Frontline Supervisor: Taking Disciplinary Action

On 2 Jun 2015, in Frontline Supervisor, Management, Workplace

Each month, "The Balance Sheet" provides questions and answers from experts on a topic that's important to you as a manager. Please feel free to share this information with other colleagues who also manage people.

Q. I fear taking action to correct performance with some employees because being too determined could lead to dismissal, thereby causing me to incur the anger and disapproval of top management. How can BJC EAP help in this situation?

A. BJC EAP helps supervisors feel more secure in taking action with employees to correct performance, even with the best and brightest, whose knowledge of the organization’s fear of their loss often leads them to resist change. Without an EAP, you have only persuasive skills to motivate your employee. Barring success, what comes next are threats of disciplinary action. A cycle of improvement and deterioration that may lead to dismissal then follows. BJC EAP establishes a new dynamic in performance management. Suddenly, employees consider self-referral, avoiding disciplinary action by going to BJC EAP (with or without sincere intention of accepting help) or accepting the consequences for ongoing performance issues. Most employees will visit BJC EAP when formally referred by the supervisor. Regardless of their motivation initially, most also accept help and return with better levels of performance.

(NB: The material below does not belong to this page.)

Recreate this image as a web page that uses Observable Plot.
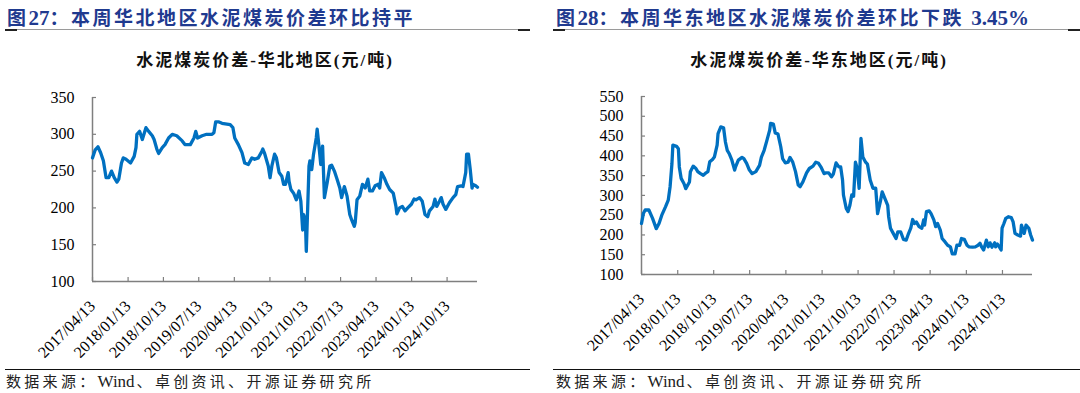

Q. Can you suggest specific language to use to make a formal supervisor referral when a potential disciplinary action exists if performance doesn’t improve? I know to use BJC EAP in supervision, but I think hearing all the “pieces” to include would be helpful.

A. What you say to employees may vary depending on the circumstances of the referral, so consulting with BJC EAP regarding each referral is a good idea. However, the following is a good general approach: “In light of our discussion regarding your ongoing performance problems, I am formally referring you to BJC EAP because the problems have not been corrected. Your referral is based only on performance issues. You should know that a disciplinary action may (will) be imposed if improvement is not forthcoming. Here is the BJC EAP phone number. Please accept this referral and call to schedule an appointment. (Consider: You are welcome to use my phone. Would you like to do that?) Joe, your contact with BJC EAP is confidential according to our policy. Participation is not recorded in your personnel file, and I won’t be requesting to know or learning of any personal issues you discuss. I won’t be able to learn of your attendance or cooperation either without a release, so please sign a consent form for that purpose only.”

Q. I figure if I start dispensing progressive disciplinary action for my employee's performance problems, she will eventually quit. I would prefer this outcome. Am I obligated to make an EAP supervisor referral?

A. Although an organization's EAP policy is unlikely to include a mandate to force supervisors to routinely refer troubled employees, support of the program is usually expected. Consider whether you have an ethical obligation to make a supervisor referral. Would management support a disciplinary action and your omitting such a reasonable step in resolving an employee problem? Typically, disciplinary actions and terminations are the least desirable ways in which to solve employee performance problems. Consider talking with BJC EAP about your feelings concerning this employee, the issues associated with her performance and your supervision relationship. If your employee is qualified for her position but is not performing satisfactorily, there is probably a way to help her. BJC EAP may also help you resolve interpersonal issues that lead you to believe the work unit is better off without her.